Goal - Pull every line containing "that" out of the material below.

(Charts and diagrams as code)
□ □ □ □ □ □ □

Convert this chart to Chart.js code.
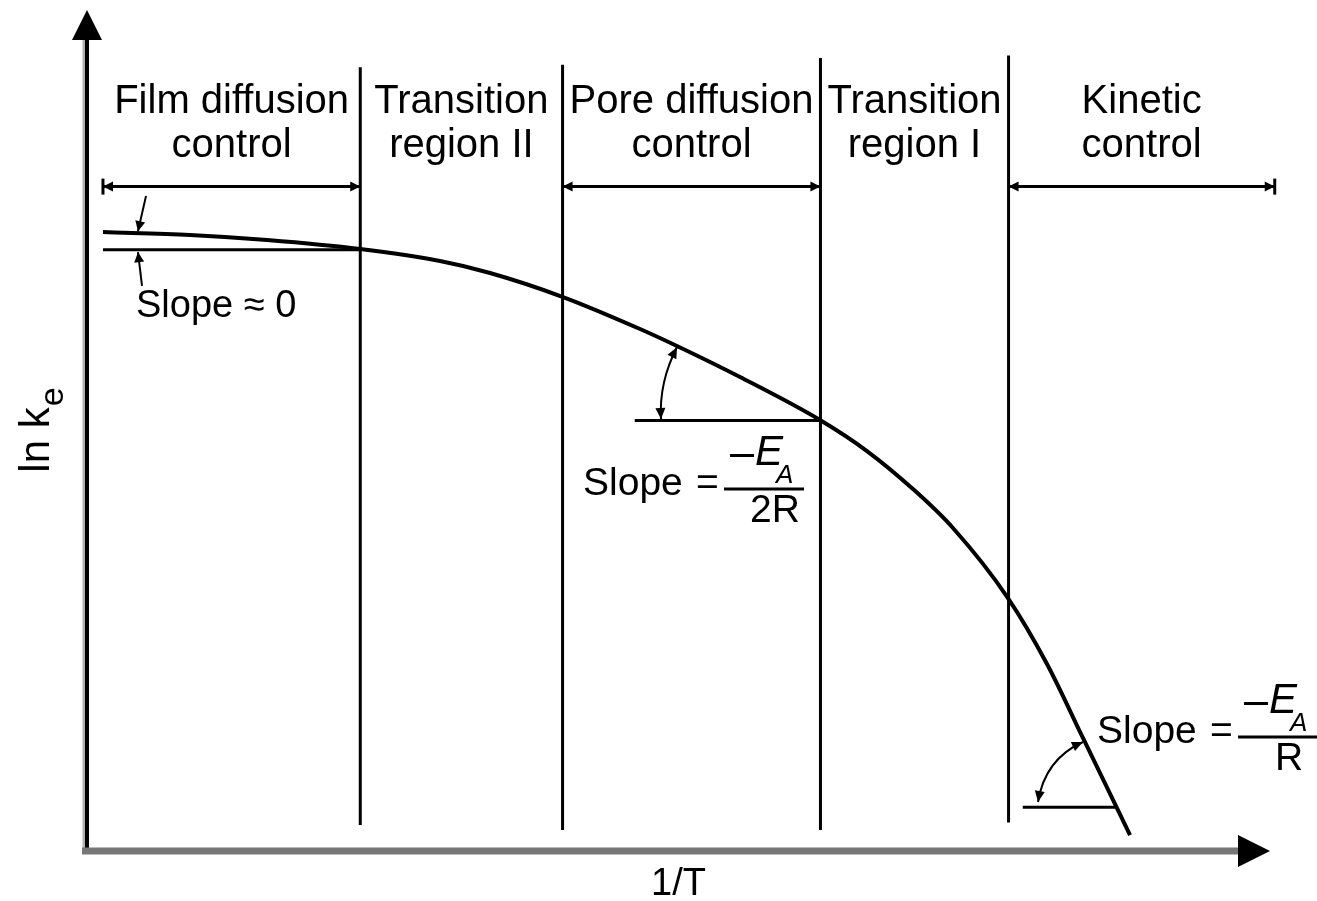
<!DOCTYPE html>
<html>
<head>
<meta charset="utf-8">
<title>ln k vs 1/T</title>
<script src="https://cdn.jsdelivr.net/npm/chart.js@4.4.0/dist/chart.umd.min.js"></script>
<style>
html, body { margin: 0; padding: 0; background: #fff; }
#wrap { width: 1317px; height: 901px; position: relative; }
</style>
</head>
<body>
<div id="wrap"><canvas id="rateChart"></canvas></div>
<script>

// ======================
// DATA  (x = 1/T, y = ln k, arbitrary units 0..100)
// ======================

const curveX = [1.35, 8.71, 15.22, 23.08, 29.84, 34.07, 40.24, 46.75, 49.87, 55.2, 61.96, 65.93, 69.82, 73.2, 77.85, 81.15, 84.19, 88.17];
const curveY = [73.6, 73.25, 72.65, 71.58, 70.15, 68.73, 65.87, 62.07, 60.05, 56.36, 51.25, 47.56, 43.04, 38.41, 30.08, 22.24, 13.44, 1.9];

// region edges along 1/T and the names written above each region
const regionEdges = [1.35, 23.1, 40.2, 62.0, 77.9, 100.4];
const regionNames = [
    ["Film diffusion", "control"],
    ["Transition", "region II"],
    ["Pore diffusion", "control"],
    ["Transition", "region I"],
    ["Kinetic", "control"]
];

// vertical boundary lines (inner edges only)
const boundaryTop = [93.2, 93.5, 94.3, 94.6];
const boundaryBottom = [3.1, 2.5, 2.5, 3.4];

// regions that get a |<---->| span arrow
const spanRegions = [0, 2, 4];
const spanY = 79;

// horizontal reference lines used to show the slope
const refLineX0 = [1.35, 46.3, 79.1];
const refLineX1 = [23.1, 62.0, 87.1];
const refLineY = [71.5, 51.2, 5.2];

const xTitle = "1/T";
const yTitle = "ln k";
const yTitleSub = "e";

// ======================
// HELPERS
// ======================

const FONT = '"Liberation Sans", Arial, sans-serif';

function line(ctx, x1, y1, x2, y2){
    ctx.beginPath();
    ctx.moveTo(x1, y1);
    ctx.lineTo(x2, y2);
    ctx.stroke();
}

function arrowHead(ctx, tipX, tipY, fromX, fromY, len, half){
    const a = Math.atan2(tipY - fromY, tipX - fromX);
    const bx = tipX - len * Math.cos(a);
    const by = tipY - len * Math.sin(a);
    ctx.beginPath();
    ctx.moveTo(tipX, tipY);
    ctx.lineTo(bx + half * Math.sin(a), by - half * Math.cos(a));
    ctx.lineTo(bx - half * Math.sin(a), by + half * Math.cos(a));
    ctx.closePath();
    ctx.fill();
}

// quadratic arc with arrowheads on both ends
function doubleArc(ctx, p0, c, p1){
    ctx.lineWidth = 2;
    ctx.beginPath();
    ctx.moveTo(p0[0], p0[1]);
    ctx.quadraticCurveTo(c[0], c[1], p1[0], p1[1]);
    ctx.stroke();
    arrowHead(ctx, p0[0], p0[1], c[0], c[1], 11, 5);
    arrowHead(ctx, p1[0], p1[1], c[0], c[1], 11, 5);
}

// "Slope = -E_A / denom"
function slopeFraction(ctx, x, y, denom){
    ctx.textAlign = "left";
    ctx.font = "39px " + FONT;
    ctx.fillText("Slope", x, y);
    ctx.fillText("=", x + 113, y);

    ctx.lineWidth = 3;
    line(ctx, x + 141, y - 6, x + 221, y - 6);

    ctx.fillRect(x + 147, y - 41, 24, 3);
    ctx.font = "italic 42px " + FONT;
    ctx.fillText("E", x + 172, y - 30);
    ctx.font = "italic 26px " + FONT;
    ctx.fillText("A", x + 193, y - 12);

    ctx.font = "39px " + FONT;
    ctx.textAlign = "center";
    ctx.fillText(denom, x + 192, y + 27);
}

// ======================
// DIAGRAM PLUGIN
// ======================

const diagramPlugin = {
    id: "diagram",

    beforeDatasetsDraw(chart){
        const ctx = chart.ctx;
        const xs = chart.scales.x;
        const ys = chart.scales.y;
        const x0 = xs.getPixelForValue(0);
        const y0 = ys.getPixelForValue(0);
        const xEnd = xs.getPixelForValue(100);
        const yEnd = ys.getPixelForValue(100);

        ctx.save();
        ctx.fillStyle = "#000";

        // y axis
        ctx.strokeStyle = "#b0b0b0";
        ctx.lineWidth = 3;
        line(ctx, x0 - 3, y0, x0 - 3, yEnd + 28);
        ctx.strokeStyle = "#000";
        ctx.lineWidth = 4;
        line(ctx, x0, y0, x0, yEnd + 28);
        arrowHead(ctx, x0, yEnd, x0, yEnd + 10, 30, 15);

        // x axis
        ctx.strokeStyle = "#777";
        ctx.lineWidth = 7;
        line(ctx, x0 - 5, y0, xEnd - 28, y0);
        arrowHead(ctx, xEnd, y0, xEnd - 10, y0, 32, 16);

        ctx.restore();
    },

    afterDatasetsDraw(chart){
        const ctx = chart.ctx;
        const xs = chart.scales.x;
        const ys = chart.scales.y;
        const px = v => xs.getPixelForValue(v);
        const py = v => ys.getPixelForValue(v);

        ctx.save();
        ctx.fillStyle = "#000";
        ctx.strokeStyle = "#000";
        ctx.textBaseline = "alphabetic";

        // region names
        ctx.font = "40px " + FONT;
        ctx.textAlign = "center";
        regionNames.forEach((rows, i) => {
            const cx = px((regionEdges[i] + regionEdges[i + 1]) / 2);
            ctx.fillText(rows[0], cx, py(87.75));
            ctx.fillText(rows[1], cx, py(82.5));
        });

        // span arrows |<---->|
        ctx.lineWidth = 3;
        spanRegions.forEach(r => {
            const a = px(regionEdges[r]);
            const b = px(regionEdges[r + 1]);
            const y = py(spanY);
            line(ctx, a, y, b, y);
            arrowHead(ctx, a, y, a + 10, y, 10, 5);
            arrowHead(ctx, b, y, b - 10, y, 10, 5);
            if (r === 0) line(ctx, a, y - 8, a, y + 8);
            if (r + 1 === regionEdges.length - 1) line(ctx, b, y - 8, b, y + 8);
        });

        // film diffusion: two small pointers to the nearly flat lines
        ctx.lineWidth = 2;
        line(ctx, px(4.99), py(77.9), px(4.31), py(73.7));
        arrowHead(ctx, px(4.31), py(73.7), px(4.99), py(77.9), 10, 5);
        line(ctx, px(4.65), py(67.2), px(4.31), py(71.2));
        arrowHead(ctx, px(4.31), py(71.2), px(4.65), py(67.2), 10, 5);

        ctx.font = "38px " + FONT;
        ctx.textAlign = "left";
        ctx.fillText("Slope \u2248 0", px(4.14), py(63.5));

        // pore diffusion angle
        doubleArc(ctx,
            [px(49.87), py(59.9)],
            [px(48.35), py(55.77)],
            [px(48.52), py(51.37)]);
        slopeFraction(ctx, px(41.93), py(42.33), "2R");

        // kinetic angle
        doubleArc(ctx,
            [px(84.19), py(12.96)],
            [px(80.98), py(10.94)],
            [px(80.39), py(5.83)]);
        slopeFraction(ctx, px(85.38), py(12.84), "R");

        // axis titles
        ctx.font = "38px " + FONT;
        ctx.textAlign = "center";
        ctx.fillText(xTitle, px(50), py(0) + 44);

        ctx.translate(px(0) - 38, py(50));
        ctx.rotate(-Math.PI / 2);
        ctx.font = "42px " + FONT;
        const w1 = ctx.measureText(yTitle).width;
        ctx.font = "34px " + FONT;
        const w2 = ctx.measureText(yTitleSub).width;
        const start = -(w1 + w2) / 2;
        ctx.textAlign = "left";
        ctx.font = "42px " + FONT;
        ctx.fillText(yTitle, start, 0);
        ctx.font = "34px " + FONT;
        ctx.fillText(yTitleSub, start + w1 + 1, 14);

        ctx.restore();
    }
};

// ======================
// DATASETS
// ======================

const lineStyle = {
    showLine: true,
    pointRadius: 0,
    fill: false,
    clip: false,
    borderColor: "#000",
    borderWidth: 3
};

const datasets = [];

datasets.push({
    ...lineStyle,
    data: curveX.map((x, i) => ({ x: x, y: curveY[i] })),
    borderWidth: 4,
    cubicInterpolationMode: "monotone"
});

regionEdges.slice(1, -1).forEach((x, i) => {
    datasets.push({
        ...lineStyle,
        data: [{ x: x, y: boundaryTop[i] }, { x: x, y: boundaryBottom[i] }]
    });
});

refLineY.forEach((y, i) => {
    datasets.push({
        ...lineStyle,
        data: [{ x: refLineX0[i], y: y }, { x: refLineX1[i], y: y }]
    });
});

// ======================
// CHART
// ======================

new Chart(document.getElementById("rateChart"), {
    type: "scatter",
    data: { datasets: datasets },
    options: {
        responsive: true,
        maintainAspectRatio: false,
        animation: false,
        events: [],
        layout: { padding: { left: 87, right: 47, top: 10, bottom: 50 } },
        plugins: {
            legend: { display: false },
            tooltip: { enabled: false }
        },
        scales: {
            x: { type: "linear", min: 0, max: 100, display: false },
            y: { type: "linear", min: 0, max: 100, display: false }
        }
    },
    plugins: [diagramPlugin]
});

</script>
</body>
</html>
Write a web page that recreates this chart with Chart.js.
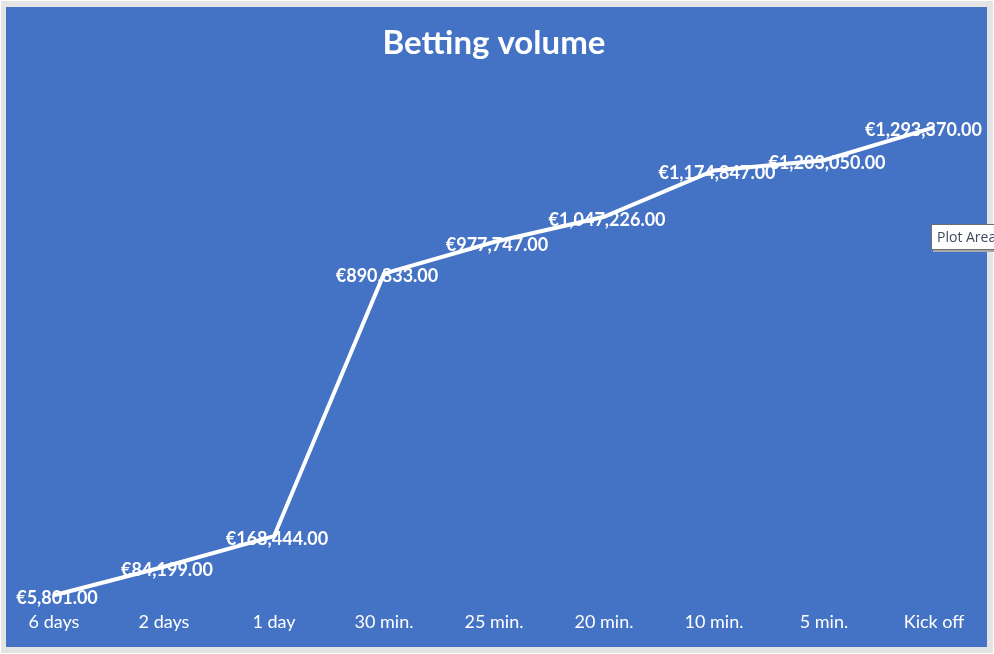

□ □ □ □ □ □ □

Solution to the exercise -
// regions that get a |<---->| span arrow
Write a web page that recreates this chart with Chart.js.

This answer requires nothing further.